Number ExBACK NUMBER
エントリーで1万m29分切りが92名!
箱根駅伝を「選手名鑑」で楽しむ。
posted2019/12/12 20:30
text by
涌井健策(Number編集部)Kensaku Wakui
photograph by
Ichisei Hiramatsu
第96回箱根駅伝のエントリーメンバーが、12月10日に発表された。各チームの部内選考を潜り抜けた16名が確定し、世間の雰囲気も「駅伝モード」に突入してきた感がある。
メンバーから外れたことで記者の間で話題になったのが、連覇を狙う東海大「黄金世代」の中心・關颯人、前回6区山下りを担当した中島怜利の4年生2人、そして青学大で2年連続で5区山上りを担当していた4年生・竹石尚人だ。
東海大の両角速監督は、落選の理由を以下のように説明した。
「關は『黄金世代』の中心としてやってきた選手なので残念です。
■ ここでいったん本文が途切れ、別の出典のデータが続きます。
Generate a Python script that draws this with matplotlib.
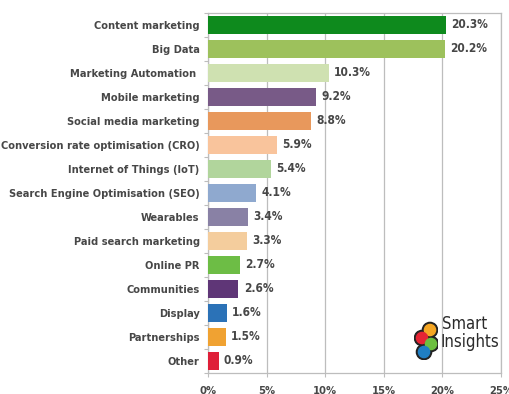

東海大は彼らがいたから上がってこられたチーム。膝とアキレス腱の故障が長引いていて、8割方は回復しているものの箱根には間に合わないと判断しました。ただ、年明けの都道府県対抗駅伝では長野県チームにエントリーもできているので、そこに向けて本人も切り替えてやってくれていると思います。
中島は、ケガからなかなか復帰ができなくて、そこから自信を無くしてしまったという部分が大きいですね。いまは徐々に元気に走っており、一応来年の姫路城マラソンにエントリーはしています。本人が姫路の出身なので、そこで招待選手で走れるくらいは復活してきています」
そしてこう言葉を続けた。
「他の選手の状況がいいんです。層が薄ければ10+6名の中に關も中島も入ったんでしょうけども、今年に関しては層が厚いので、ちょっと彼らが現状では入りきれなかったかなと」
1万m平均タイムの1位は青学。
そして今回、発表の記者会見でもうひとつ驚いたことがある。
青山学院大学、1位。
東洋大学、13位。
これが何の順位かおわかりだろうか?
会見の席で各大学の主務から毎年恒例で発表される、エントリーメンバー内上位10名の「1万m平均タイム」の順位だ。
このタイムを読み解くポイントは2つある。ひとつは1万m28分台の記録を持つ選手が圧倒的に増えたというシンプルな事実。
もうひとつは、この1万m平均タイムで見ていくと、箱根駅伝の「勢力図の見え方」がこれまでとは違うということ。ちょうど北極が上に位置する北半球の世界地図、南極が上の南半球のそれの印象が違うかのように、だ。